## WHAT THIS TASK INVOLVES
The required output consists solely of the lines from the top of the listing through the line containing "(step) at (37,110)", transcribed exactly.

## Lines of data
# # # # # # #
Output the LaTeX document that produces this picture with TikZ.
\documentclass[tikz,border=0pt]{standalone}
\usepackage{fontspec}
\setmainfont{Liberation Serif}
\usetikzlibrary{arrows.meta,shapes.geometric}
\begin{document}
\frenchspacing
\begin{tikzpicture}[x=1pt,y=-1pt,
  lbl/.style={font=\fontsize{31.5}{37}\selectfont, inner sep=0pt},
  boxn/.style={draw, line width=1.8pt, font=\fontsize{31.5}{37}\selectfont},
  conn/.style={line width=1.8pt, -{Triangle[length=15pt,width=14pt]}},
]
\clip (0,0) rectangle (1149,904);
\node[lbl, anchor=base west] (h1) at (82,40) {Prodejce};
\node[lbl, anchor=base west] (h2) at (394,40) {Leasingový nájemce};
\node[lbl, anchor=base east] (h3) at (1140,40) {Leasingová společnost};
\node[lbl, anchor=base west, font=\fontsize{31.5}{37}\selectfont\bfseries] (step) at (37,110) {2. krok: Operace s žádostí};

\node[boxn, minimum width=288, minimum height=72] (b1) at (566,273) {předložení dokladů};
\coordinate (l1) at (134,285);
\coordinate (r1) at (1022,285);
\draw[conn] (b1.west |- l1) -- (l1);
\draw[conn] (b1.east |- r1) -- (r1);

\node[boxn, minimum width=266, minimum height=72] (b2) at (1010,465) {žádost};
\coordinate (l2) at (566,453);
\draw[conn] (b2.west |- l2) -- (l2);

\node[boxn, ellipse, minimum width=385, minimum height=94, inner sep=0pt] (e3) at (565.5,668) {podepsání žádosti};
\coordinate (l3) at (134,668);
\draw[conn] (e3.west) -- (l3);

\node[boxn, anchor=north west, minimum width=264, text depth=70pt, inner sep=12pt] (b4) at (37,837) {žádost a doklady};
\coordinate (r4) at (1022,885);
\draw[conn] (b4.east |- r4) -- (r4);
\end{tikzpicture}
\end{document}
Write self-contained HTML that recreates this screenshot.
# # # # # # #
## SOLUTION TO THIS EXERCISE
Output the LaTeX document that produces this picture with TikZ.
\documentclass[tikz,border=0pt]{standalone}
\usepackage{fontspec}
\setmainfont{Liberation Serif}
\usetikzlibrary{arrows.meta,shapes.geometric}
\begin{document}
\frenchspacing
\begin{tikzpicture}[x=1pt,y=-1pt,
  lbl/.style={font=\fontsize{31.5}{37}\selectfont, inner sep=0pt},
  boxn/.style={draw, line width=1.8pt, font=\fontsize{31.5}{37}\selectfont},
  conn/.style={line width=1.8pt, -{Triangle[length=15pt,width=14pt]}},
]
\clip (0,0) rectangle (1149,904);
\node[lbl, anchor=base west] (h1) at (82,40) {Prodejce};
\node[lbl, anchor=base west] (h2) at (394,40) {Leasingový nájemce};
\node[lbl, anchor=base east] (h3) at (1140,40) {Leasingová společnost};
\node[lbl, anchor=base west, font=\fontsize{31.5}{37}\selectfont\bfseries] (step) at (37,110) {2. krok: Operace s žádostí};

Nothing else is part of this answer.